## [What this task involves]
Please print the lines between the one with "What Altair code" and the one with "37, 0.5, -17.2]", both ends included, exactly as written, with no pictures.

────────────────────

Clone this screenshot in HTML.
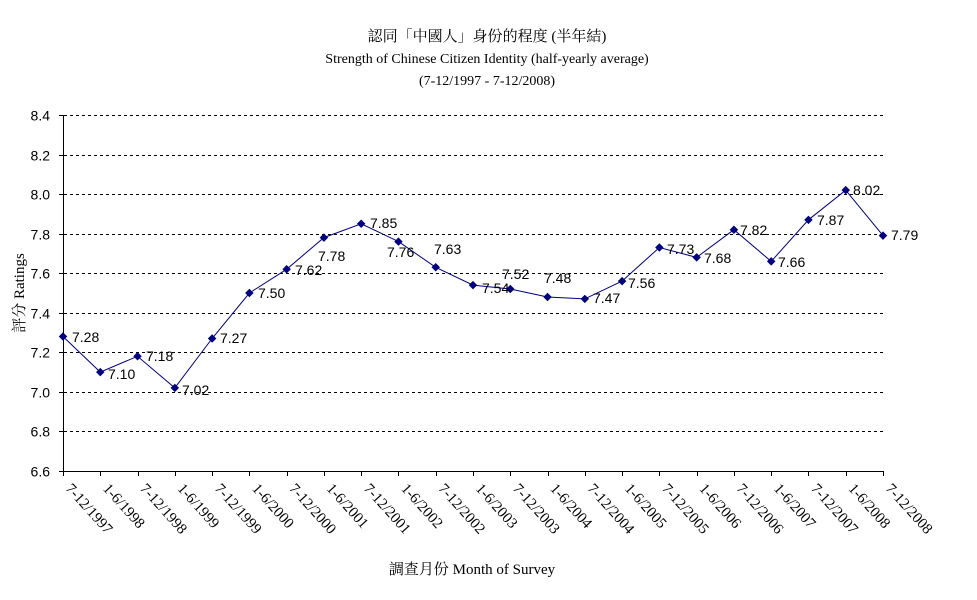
<!DOCTYPE html>
<html><head><meta charset="utf-8"><style>
html,body{margin:0;padding:0;background:#fff;}
svg{display:block;}
.s{font-family:"Liberation Serif","Noto Serif CJK TC",serif;}
.a{font-family:"Liberation Sans","Noto Sans CJK TC",sans-serif;}
</style></head><body>
<svg width="977" height="600" xmlns="http://www.w3.org/2000/svg">
<g class="s" font-size="14" text-anchor="middle" fill="#000">
<text x="487" y="41" font-size="15">認同「中國人」身份的程度 (半年結)</text>
<text x="487" y="63">Strength of Chinese Citizen Identity (half-yearly average)</text>
<text x="487" y="85">(7-12/1997 - 7-12/2008)</text>
<text x="472" y="574" font-size="15">調查月份 Month of Survey</text>
<text transform="translate(24,293) rotate(-90)" font-size="15">評分 Ratings</text>
</g>
<g id="grid" stroke="#000" stroke-dasharray="3,3" stroke-width="1"></g>
<g id="yl" class="a" font-size="14" text-anchor="end"></g>
<line x1="63.5" y1="115" x2="63.5" y2="471" stroke="#000"/>
<line x1="63" y1="471.5" x2="884" y2="471.5" stroke="#000"/>
<g id="tk" stroke="#000"></g>
<g id="xl" class="s" font-size="15"></g>
<polyline id="pl" fill="none" stroke="#000080" stroke-width="1"/>
<g id="mk" fill="#000080"></g>
<g id="dl" class="a" font-size="14"></g>
</svg>
<script>
var ns="http://www.w3.org/2000/svg";
function el(t,a,p,txt){var e=document.createElementNS(ns,t);for(var k in a)e.setAttribute(k,a[k]);if(txt)e.textContent=txt;document.getElementById(p).appendChild(e);return e;}
var Y=function(v){return 471-(v-6.6)*356/1.8;};
for(var i=0;i<=9;i++){var v=6.6+i*0.2,y=Math.round(Y(v))+0.5;
 if(i>0)el("line",{x1:64,y1:y,x2:883,y2:y},"grid");
 el("line",{x1:59,y1:y,x2:63,y2:y},"tk");
 el("text",{x:50,y:y+5},"yl",v.toFixed(1));}
var d=[7.28,7.10,7.18,7.02,7.27,7.50,7.62,7.78,7.85,7.76,7.63,7.54,7.52,7.48,7.47,7.56,7.73,7.68,7.82,7.66,7.87,8.02,7.79];
var L=[[72,337],[108,374],[146,356],[182,390],[220,338],[258,293],[295,270],[318,256],[370,223],[387,252],[434,249],[482,288],[502,274],[544,278],[593,298],[628,283],[667,249],[704,258],[740,230],[778,262],[817,220],[853,190],[891,235]];
var cats=[];for(var y=1997;y<=2008;y++){if(y>1997)cats.push("1-6/"+y);cats.push("7-12/"+y);}
var pts=[];
d.forEach(function(v,i){var x=63+i*820/22,y=Y(v);pts.push(x.toFixed(1)+","+y.toFixed(1));
 el("rect",{x:x-3,y:y-3,width:6,height:6,transform:"rotate(45 "+x+" "+y+")"},"mk");
 el("line",{x1:Math.round(x)+0.5,y1:471,x2:Math.round(x)+0.5,y2:476},"tk");
 el("text",{x:L[i][0],y:L[i][1]+5},"dl",v.toFixed(2));
 el("text",{x:0,y:0,transform:"translate("+(x+2)+",489) rotate(48)"},"xl",cats[i]);
});
document.getElementById("pl").setAttribute("points",pts.join(" "));
</script>
</body></html>
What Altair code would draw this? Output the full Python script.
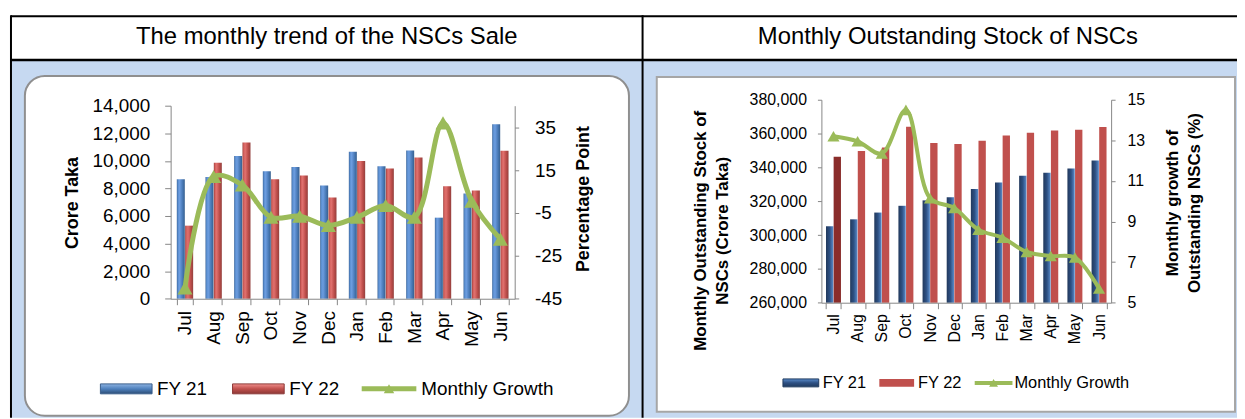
import altair as alt
import pandas as pd

# ---------------- data ----------------
months = ['Jul', 'Aug', 'Sep', 'Oct', 'Nov', 'Dec', 'Jan', 'Feb', 'Mar', 'Apr', 'May', 'Jun']
series_names = ['FY 21', 'FY 22']
growth_name = 'Monthly Growth'

sale_fy21 = [8670, 8830, 10350, 9240, 9550, 8210, 10660, 9600, 10760, 5880, 7640, 12650]
sale_fy22 = [5300, 9870, 11330, 8670, 8930, 7350, 9990, 9440, 10250, 8160, 7850, 10730]
sale_growth = [-40, 12, 8, -7, -6.5, -10.8, -7, -1.5, -7, 37, 0.5, -17.2]

stock_fy21 = [305200, 309300, 313300, 317300, 320500, 322300, 327300, 331100, 335100, 336900, 339400, 344100]
stock_fy22 = [346300, 349700, 351800, 364000, 354400, 353900, 355800, 358800, 360500, 361800, 362300, 363900]
stock_growth = [13.2, 12.95, 12.35, 14.5, 10.15, 9.67, 8.6, 8.2, 7.5, 7.3, 7.23, 5.7]

sale_ticks = [0, 2000, 4000, 6000, 8000, 10000, 12000, 14000]
sale_growth_ticks = [-45, -25, -5, 15, 35]
stock_ticks = [260000, 280000, 300000, 320000, 340000, 360000, 380000]
stock_growth_ticks = [5, 7, 9, 11, 13, 15]

left_heading = 'The monthly trend of the NSCs Sale'
right_heading = 'Monthly Outstanding Stock of NSCs'
left_ytitle = 'Crore Taka'
left_y2title = 'Percentage Point'
right_ytitle = ['Monthly Outstanding Stock  of', 'NSCs (Crore Taka)']
right_y2title = ['Monthly growth of', 'Outstanding NSCs (%)']

# ---------------- layout / styles ----------------
W, H = 1237, 411
FONT = 'Liberation Sans'
GREEN = '#9bbb59'
AX = '#868686'
BLUE_BG = '#c6d9f1'

one = pd.DataFrame({'k': [0]})


def rect(x0, x1, y0, y1, **kw):
    return alt.Chart(one).mark_rect(**kw).encode(
        x=alt.value(x0), x2=alt.value(x1), y=alt.value(y0), y2=alt.value(y1))


def hline(x0, x1, y, w=2, c='black'):
    return alt.Chart(one).mark_rule(color=c, strokeWidth=w).encode(
        x=alt.value(x0), x2=alt.value(x1), y=alt.value(y))


def vline(x, y0, y1, w=2, c='black'):
    return alt.Chart(one).mark_rule(color=c, strokeWidth=w).encode(
        x=alt.value(x), y=alt.value(y0), y2=alt.value(y1))


def label(txt, x, y, size, **kw):
    return alt.Chart(one).mark_text(text=txt, fontSize=size, font=FONT, color='black',
                                    baseline='middle', **kw).encode(
        x=alt.value(x), y=alt.value(y))


def hgrad(stops):
    return alt.LinearGradient(gradient='linear', x1=0, x2=1, y1=0, y2=0,
                              stops=[alt.GradientStop(offset=o, color=c) for o, c in stops])


def vgrad(stops):
    return alt.LinearGradient(gradient='linear', x1=0, x2=0, y1=0, y2=1,
                              stops=[alt.GradientStop(offset=o, color=c) for o, c in stops])


blue3d = hgrad([(0, '#3a6399'), (0.15, '#5b8fd0'), (0.35, '#6d9de0'), (0.7, '#4a7bb8'), (1, '#37608f')])
red3d = hgrad([(0, '#9b3b38'), (0.15, '#d3605d'), (0.35, '#e0716e'), (0.7, '#bd4d4a'), (1, '#93403d')])
blue_dark = hgrad([(0, '#22395c'), (0.5, '#2d5083'), (1, '#5a8ccb')])
blue_sw = vgrad([(0, '#8db3e2'), (0.5, '#4f81bd'), (1, '#2c4d75')])
red_sw = vgrad([(0, '#f08f8c'), (0.5, '#c0504d'), (1, '#8c3836')])
blue_sw2 = vgrad([(0, '#5a8ccb'), (0.5, '#2d5083'), (1, '#1f3a5f')])

# plot areas (chart coordinates)
L_X = [163.7, 510.0]
L_Y = [291.3, 97.0]
R_X = [818.7, 1110.3]
R_Y = [295.3, 91.0]
L_PAD = 0.43
R_PAD = 0.38
HYPHEN = "replace(datum.label, '\u2212', '-')"


def xscale(rng, pad):
    return alt.Scale(domain=months, range=rng, paddingInner=pad, paddingOuter=pad / 2)


def x_axis(ybot, size, lpad):
    return alt.Axis(orient='bottom', offset=ybot - H, labelAngle=270, tickBand='extent',
                    labelFontSize=size, labelFont=FONT, labelColor='black', labelPadding=lpad,
                    tickSize=6, labelOverlap=False, title=None, domainColor=AX, tickColor=AX,
                    grid=False, zindex=2)


def y_axis(orient, xpos, values, fmt, size, lpad, tick):
    off = -xpos if orient == 'left' else xpos - W
    return alt.Axis(orient=orient, offset=off, values=values, format=fmt, labelFontSize=size,
                    labelFont=FONT, labelColor='black', labelPadding=lpad, tickSize=tick,
                    labelOverlap=False, title=None, domainColor=AX, tickColor=AX, grid=False,
                    labelExpr=HYPHEN, zindex=2)


def bars(vals, name, xr, yr, ydom, pad, xaxis, yaxis, fill=None, fill_enc=None):
    df = pd.DataFrame({'month': months, 'value': vals, 'series': name})
    mk = alt.Chart(df).mark_bar(fill=fill) if fill is not None else alt.Chart(df).mark_bar()
    enc = dict(
        x=alt.X('month:N', sort=months, scale=xscale(xr, pad), axis=xaxis),
        xOffset=alt.XOffset('series:N', scale=alt.Scale(domain=series_names, paddingInner=0.04)),
        y=alt.Y('value:Q', scale=alt.Scale(domain=ydom, range=yr, zero=False, nice=False), axis=yaxis),
        y2=alt.datum(ydom[0]),
    )
    if fill_enc is not None:
        enc['fill'] = fill_enc
    return mk.encode(**enc)


def growth(vals, xr, yr, ydom, pad, yaxis, width, size):
    df = pd.DataFrame({'month': months, 'growth': vals})
    x = alt.X('month:N', sort=months, scale=xscale(xr, pad), axis=None)
    sc = alt.Scale(domain=ydom, range=yr, zero=False, nice=False)
    ln = alt.Chart(df).mark_line(color=GREEN, strokeWidth=width, interpolate='catmull-rom').encode(
        x=x, y=alt.Y('growth:Q', scale=sc, axis=yaxis))
    pt = alt.Chart(df).mark_point(shape='triangle-up', filled=True, size=size, color=GREEN,
                                  opacity=1).encode(
        x=x, y=alt.Y('growth:Q', scale=sc, axis=None))
    return [ln, pt]


layers = []
# background / frame
layers.append(rect(3, W, 51, H, fill=BLUE_BG))
layers.append(rect(17, 625, 67, 409, fill='white', stroke='#8f8f8f', strokeWidth=2, cornerRadius=20))
layers.append(rect(653, 1235, 68, 405, fill='white', stroke='#a6a6a6', strokeWidth=2))
layers.append(hline(3, W, 7, 2))
layers.append(hline(3, W, 51, 2.5))
layers.append(vline(3, 6, H, 2))
layers.append(vline(638.7, 6, H, 2))
layers.append(label(left_heading, 320.8, 28, 24, align='center'))
layers.append(label(right_heading, 946, 28, 24, align='center'))

# ---- left chart ----
layers.append(bars(sale_fy21, series_names[0], L_X, L_Y, [0, 14000], L_PAD,
                   x_axis(L_Y[0], 19, 6),
                   y_axis('left', L_X[0], sale_ticks, ',d', 19, 15, 6), fill=blue3d))
layers.append(bars(sale_fy22, series_names[1], L_X, L_Y, [0, 14000], L_PAD, None, None, fill=red3d))
layers += growth(sale_growth, L_X, L_Y, [-45, 45], L_PAD,
                 y_axis('right', L_X[1], sale_growth_ticks, 'd', 19, 16, 4), 5, 230)
layers.append(label(left_ytitle, 65, 195, 18, align='center', angle=270, fontWeight='bold'))
layers.append(label(left_y2title, 580, 191, 18, align='center', angle=270, fontWeight='bold'))

# left legend
LY = 382
layers.append(rect(93, 145, LY - 5, LY + 5, fill=blue_sw, stroke='#385d8a', strokeWidth=1))
layers.append(label(series_names[0], 150, LY, 19, align='left'))
layers.append(rect(226, 278, LY - 5, LY + 5, fill=red_sw, stroke='#8c3836', strokeWidth=1))
layers.append(label(series_names[1], 283, LY, 19, align='left'))
layers.append(hline(356, 411, LY, 5, GREEN))
layers.append(alt.Chart(one).mark_point(shape='triangle-up', filled=True, size=110, color=GREEN,
                                        opacity=1).encode(x=alt.value(383.5), y=alt.value(LY)))
layers.append(label(growth_name, 416, LY, 19, align='left'))

# ---- right chart ----
layers.append(bars(stock_fy21, series_names[0], R_X, R_Y, [260000, 380000], R_PAD,
                   x_axis(R_Y[0], 16, 5),
                   y_axis('left', R_X[0], stock_ticks, ',d', 16, 11, 4), fill=blue_dark))
layers.append(bars(stock_fy22, series_names[1], R_X, R_Y, [260000, 380000], R_PAD, None, None,
                   fill_enc=alt.condition("datum.month == 'Jul'", alt.value('#8a2d2b'),
                                          alt.value('#c0504d'))))
layers += growth(stock_growth, R_X, R_Y, [5, 15], R_PAD,
                 y_axis('right', R_X[1], stock_growth_ticks, 'd', 16, 12, 4), 4, 150)
layers.append(label(right_ytitle, 698, 223, 17, align='center', angle=270, fontWeight='bold',
                    lineHeight=22))
layers.append(label(right_y2title, 1173, 195, 17, align='center', angle=270, fontWeight='bold',
                    lineHeight=22))

# right legend
RY = 376
layers.append(rect(780, 816, RY - 4, RY + 4, fill=blue_sw2, stroke='#1f3a5f', strokeWidth=1))
layers.append(label(series_names[0], 820, RY, 16.5, align='left'))
layers.append(rect(877, 912, RY - 4, RY + 4, fill='#c0504d'))
layers.append(label(series_names[1], 916, RY, 16.5, align='left'))
layers.append(hline(973, 1011, RY, 4, GREEN))
layers.append(alt.Chart(one).mark_point(shape='triangle-up', filled=True, size=80, color=GREEN,
                                        opacity=1).encode(x=alt.value(992), y=alt.value(RY)))
layers.append(label(growth_name, 1013, RY, 16.5, align='left'))

chart = alt.layer(*layers).resolve_scale(
    x='independent', y='independent', xOffset='independent', fill='independent'
).properties(
    width=W, height=H, padding=0, autosize=alt.AutoSizeParams(type='none')
).configure(font=FONT).configure_view(strokeOpacity=0)

chart.save("out.html", embed_options={"renderer": "svg", "actions": False})
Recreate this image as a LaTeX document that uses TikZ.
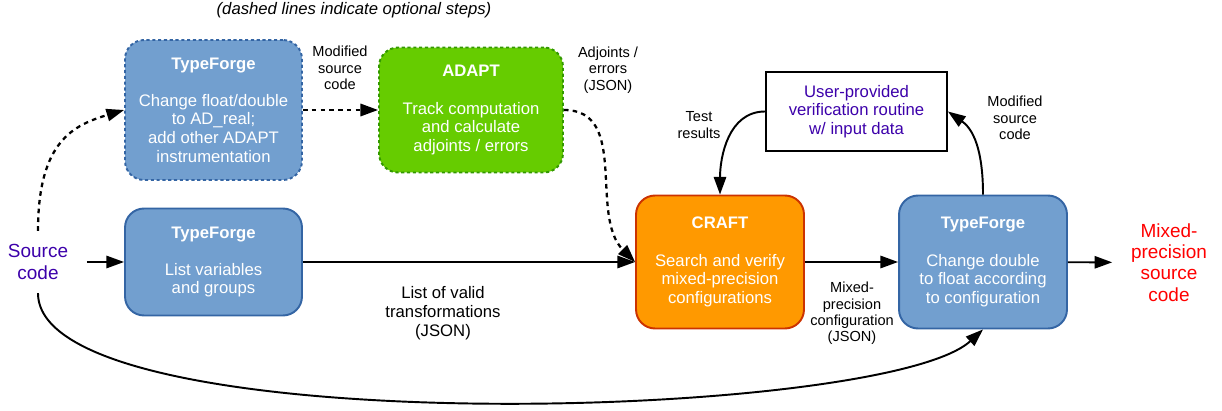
\documentclass[tikz,border=0pt]{standalone}
\usepackage{fontspec}
\setmainfont{Liberation Sans}
\usepackage{tikz}
\usetikzlibrary{arrows.meta}

\definecolor{forgeblue}{RGB}{114,159,207}
\definecolor{forgeedge}{RGB}{52,101,164}
\definecolor{adaptgreen}{RGB}{102,204,0}
\definecolor{adaptedge}{RGB}{51,153,0}
\definecolor{craftorange}{RGB}{255,153,0}
\definecolor{craftedge}{RGB}{204,51,0}
\definecolor{srcviolet}{RGB}{60,0,170}

\newcommand{\boxfont}{\fontsize{9.5}{10.6}\selectfont}
\newcommand{\notefont}{\fontsize{8.3}{9.3}\selectfont}
\newcommand{\edgefont}{\fontsize{9.5}{10.8}\selectfont}
\newcommand{\termfont}{\fontsize{10.8}{12.1}\selectfont}

\tikzset{
    tool/.style={rounded corners=0.38cm, line width=1.1pt, inner sep=0pt, align=center, text=white, font=\boxfont},
    forge/.style={tool, fill=forgeblue, draw=forgeedge},
    optional/.style={dash pattern=on 1.8pt off 1.5pt},
    flow/.style={-{Triangle[length=10pt,width=7pt]}, line width=1.1pt},
    optflow/.style={flow, line width=1.3pt, dash pattern=on 2.6pt off 2.4pt},
    note/.style={align=center, font=\notefont},
    term/.style={align=center, font=\termfont, inner xsep=0.37cm, inner ysep=0.27cm},
}

\begin{document}
\begin{tikzpicture}[x=0.02cm, y=0.02cm]
        \useasboundingbox (0,0) rectangle (1222,-411);

        \node[font=\boxfont\itshape] (title) at (354,-10) {(dashed lines indicate optional steps)};

        \node[forge, optional, minimum width=3.54cm, minimum height=2.8cm] (tf1) at (213.5,-110) {\textbf{TypeForge}\\[10.6pt]Change float/double\\to AD\_real;\\add other ADAPT\\instrumentation};
        \node[tool, optional, fill=adaptgreen, draw=adaptedge, minimum width=3.68cm, minimum height=2.5cm] (adapt) at (471,-110) {\textbf{ADAPT}\\[10.6pt]Track computation\\and calculate\\adjoints / errors};
        \node[forge, minimum width=3.54cm, minimum height=2.14cm] (tf2) at (213.5,-262) {\textbf{TypeForge}\\[10.6pt]List variables\\and groups};
        \node[tool, fill=craftorange, draw=craftedge, minimum width=3.36cm, minimum height=2.66cm] (craft) at (720,-262) {\textbf{CRAFT}\\[10.6pt]Search and verify\\mixed-precision\\configurations};
        \node[forge, minimum width=3.36cm, minimum height=2.66cm] (tf3) at (983,-262) {\textbf{TypeForge}\\[10.6pt]Change double\\to float according\\to configuration};
        \node[draw, line width=1.1pt, inner sep=0pt, align=center, text=srcviolet, font=\boxfont, minimum width=3.62cm, minimum height=1.58cm] (user) at (856.5,-111.5) {User-provided\\verification routine\\w/ input data};

        \node[term, text=srcviolet] (src) at (38,-262) {Source\\code};
        \node[term, text=red] (out) at (1169,-262.5) {Mixed-\\precision\\source\\code};

        \node[note] (modA) at (340,-68) {Modified\\source\\code};
        \node[note] (adj) at (608,-70) {Adjoints /\\errors\\(JSON)};
        \node[note] (test) at (699,-125) {Test\\results};
        \node[note] (modB) at (1015,-118) {Modified\\source\\code};
        \node[align=center, font=\edgefont] (valid) at (443,-313) {List of valid\\transformations\\(JSON)};
        \node[note] (mixconf) at (852,-313.5) {Mixed-\\precision\\configuration\\(JSON)};

        \draw[flow] (src) -- (tf2);
        \draw[flow] (tf2) -- (craft);
        \draw[flow] (craft) -- (tf3);
        \draw[flow] (tf3) -- (out);
        \draw[optflow] (tf1) -- (adapt);
        \draw[optflow] (src.north) .. controls +(0,90) and +(-50,-15) .. (tf1.west);
        \draw[optflow] (adapt.east) to[out=0, in=135] (craft.west);
        \draw[flow] (user.west) to[out=180, in=90] (craft.north);
        \draw[flow] (tf3.north) to[out=90, in=-35] (user.east);
        \draw[flow] (src.south) .. controls +(0,-150) and +(-100,-92) .. (tf3.south);
    \end{tikzpicture}
\end{document}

────────────────────

## [Solved exercise]
What Altair code would draw this? Output the full Python script.
import altair as alt
import pandas as pd

# ---------------- data ----------------
months = ['Jul', 'Aug', 'Sep', 'Oct', 'Nov', 'Dec', 'Jan', 'Feb', 'Mar', 'Apr', 'May', 'Jun']
series_names = ['FY 21', 'FY 22']
growth_name = 'Monthly Growth'

sale_fy21 = [8670, 8830, 10350, 9240, 9550, 8210, 10660, 9600, 10760, 5880, 7640, 12650]
sale_fy22 = [5300, 9870, 11330, 8670, 8930, 7350, 9990, 9440, 10250, 8160, 7850, 10730]
sale_growth = [-40, 12, 8, -7, -6.5, -10.8, -7, -1.5, -7, 37, 0.5, -17.2]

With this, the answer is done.